Foreign portfolio investors (FPIs) have pulled out a record $6 billion from the Indian debt segment in the first six months of calendar 2018. This is the highest outflow witnessed in the first half of any calendar year from the data available since 2002. At this rate, the segment is set to witness record outflows for the full calendar.
The highest outflow so far has been in 2013, when FPIs sold $7.97 billion in debt. The second highest outflow was in 2016 when FPIs pulled out $6.36 billion.

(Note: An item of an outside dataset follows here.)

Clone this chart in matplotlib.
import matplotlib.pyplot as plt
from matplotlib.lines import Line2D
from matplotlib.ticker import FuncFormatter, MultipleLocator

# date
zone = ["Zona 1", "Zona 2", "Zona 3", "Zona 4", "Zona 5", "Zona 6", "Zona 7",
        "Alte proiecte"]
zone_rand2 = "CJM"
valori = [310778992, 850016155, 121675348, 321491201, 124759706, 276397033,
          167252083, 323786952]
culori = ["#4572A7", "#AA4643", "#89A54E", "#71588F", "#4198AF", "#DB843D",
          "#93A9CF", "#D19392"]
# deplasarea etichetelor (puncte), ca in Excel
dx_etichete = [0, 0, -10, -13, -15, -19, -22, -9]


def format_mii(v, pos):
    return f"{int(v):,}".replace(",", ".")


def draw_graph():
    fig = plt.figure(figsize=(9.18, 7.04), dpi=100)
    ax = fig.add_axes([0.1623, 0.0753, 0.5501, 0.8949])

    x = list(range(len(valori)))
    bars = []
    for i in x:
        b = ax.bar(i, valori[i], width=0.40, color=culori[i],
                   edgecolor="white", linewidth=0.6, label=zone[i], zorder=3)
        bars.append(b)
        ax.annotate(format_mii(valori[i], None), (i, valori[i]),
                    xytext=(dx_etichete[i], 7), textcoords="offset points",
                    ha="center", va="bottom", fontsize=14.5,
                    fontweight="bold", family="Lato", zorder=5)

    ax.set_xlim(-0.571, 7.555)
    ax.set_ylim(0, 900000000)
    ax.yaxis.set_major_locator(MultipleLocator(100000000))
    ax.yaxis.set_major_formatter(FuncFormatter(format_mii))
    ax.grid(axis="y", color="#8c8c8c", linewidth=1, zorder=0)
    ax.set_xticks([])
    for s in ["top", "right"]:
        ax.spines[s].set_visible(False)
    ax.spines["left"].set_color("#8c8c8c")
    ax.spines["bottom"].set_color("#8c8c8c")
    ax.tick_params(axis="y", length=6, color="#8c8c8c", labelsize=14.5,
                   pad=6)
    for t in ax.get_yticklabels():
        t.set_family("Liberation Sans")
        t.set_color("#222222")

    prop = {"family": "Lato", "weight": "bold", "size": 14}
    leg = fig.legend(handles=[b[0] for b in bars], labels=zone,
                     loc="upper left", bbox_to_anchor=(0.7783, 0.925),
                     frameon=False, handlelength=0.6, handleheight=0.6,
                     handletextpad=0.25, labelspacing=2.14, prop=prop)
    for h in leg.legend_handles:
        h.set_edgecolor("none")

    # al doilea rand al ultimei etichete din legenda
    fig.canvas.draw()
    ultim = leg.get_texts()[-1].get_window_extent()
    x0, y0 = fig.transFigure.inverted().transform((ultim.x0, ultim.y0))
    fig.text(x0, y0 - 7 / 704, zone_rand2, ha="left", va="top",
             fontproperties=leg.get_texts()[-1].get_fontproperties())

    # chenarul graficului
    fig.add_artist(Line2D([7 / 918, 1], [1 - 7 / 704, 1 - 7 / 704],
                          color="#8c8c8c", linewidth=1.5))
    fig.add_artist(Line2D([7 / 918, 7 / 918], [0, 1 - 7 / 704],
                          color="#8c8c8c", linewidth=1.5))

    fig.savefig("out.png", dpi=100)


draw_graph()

After pumping in a robust $23 billion in the Indian debt segment in 2017, the year 2018 too began on a positive note. The FPIs bought Indian debt worth $1.29 billion in January. But the trend started to reverse thereafter as FPIs turned net sellers in February. The sell-off has intensified since March.
US yields spike
A surge in the US Treasury yields was one of the major reasons for the FPIs to pull out money from the Indian market. The US 10-Year Treasury yields which were broadly rangebound between 2.7 and 2.9 per cent since February rose to 3 per cent levels for the first time since 2013 in May. The yields spiking to a high of 3.11 per cent in May resulted in an outflow of $2.9 billion from the Indian debt in that month, the highest since November 2016.
Interest rate hike
The second factor that is keeping FPIs on tenterhooks is the continuing interest rate hikes from the US. The new Federal Reserve Chairman Jerome Powell who took over in February increased the rates in March and left unchanged the central bank’s plan for a total of three increases this year. However, in its last meeting in June, it increased the rates again and hinted that there could be a total of four rate hikes this year. With two more rate hikes likely for the rest of the year, the FPI outflows may continue in the coming months as well.
Longest selling streak
The FPIs have been on a strong selling spree since February. They have remained net sellers of Indian debt for five consecutive months since February. This has been the longest selling streak since 2013 when the FPIs sold for six consecutive months between June and November.
Even on a weekly basis, the FPIs have been selling consistently over the last eleven weeks since mid-April – the longest since 2013 when they sold for fourteen consecutive weeks between June and August.
The $5.9 billion outflow in this quarter (April to June) is the highest outflow seen in the first quarter (Q1) of any financial year.